As AI reshapes work, students are making calculated bets about which skills will actually matter

Between 2024 and 2025, something unexpected happened: students started choosing humanities and law programmes while interest in computer science dropped nearly 9% (Source: Studyportals). But dig into the data and you’ll find students aren’t rejecting technology entirely. They’re just being extremely selective about tech skills.

AI is the exception to everything

Within computer science, the picture is completely split. Artificial intelligence programmes surged nearly 17%, the strongest growth of any tech subdiscipline. Machine learning climbed nearly 8%.

Everything else is declining hard.

User experience design dropped 21%. Web technologies and cloud computing fell 16%. Software engineering declined 10%. Even cybersecurity slipped slightly.

Students are essentially saying: “We want AI expertise, but we don’t want to be general software developers or web designers.”

Why students are betting on AI

This makes sense if you think about what’s happening in tech. Traditional software development is becoming commoditised, and AI itself is starting to automate parts of coding. But AI expertise requires specialized knowledge that can’t easily be picked up on the job.

Students might also be thinking about job security. If AI is going to automate parts of tech work, better to understand how it actually works than to be in the roles most vulnerable to automation.

The humanities resurgence is real

Meanwhile, law and humanities aren’t just growing by default. Student interest in law jumped 6%, with interest in one-year programmes growing nearly 12%. It seems many students want fast routes into these fields. Humanities grew 6% overall.

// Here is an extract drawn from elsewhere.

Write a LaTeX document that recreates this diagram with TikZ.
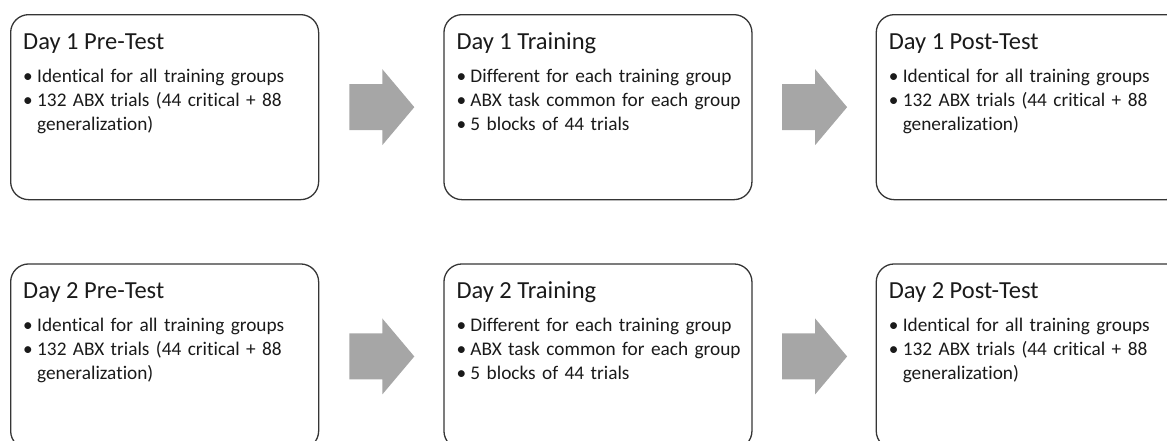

Social sciences climbed nearly 4%, now representing about 13% of total interest. Environmental studies grew over 4%. These are subjects about understanding people, societies, and complex systems, which are things that still require human judgment.

What this means

Students aren’t turning away from technical education. They’re betting heavily on AI and machine learning more than fields they see as vulnerable to automation or oversaturation.

At the same time, they’re showing renewed interest in distinctly human domains: law, humanities, social sciences, environmental studies. These are fields where judgment, creativity, and understanding of human nature still matter.

It’s not about STEM versus humanities anymore. It’s about students making calculated decisions about which skills (technical or otherwise) will actually be valuable in a world where AI is changing what work looks like. And they’re being strategic about how what they need to study to get those skills right.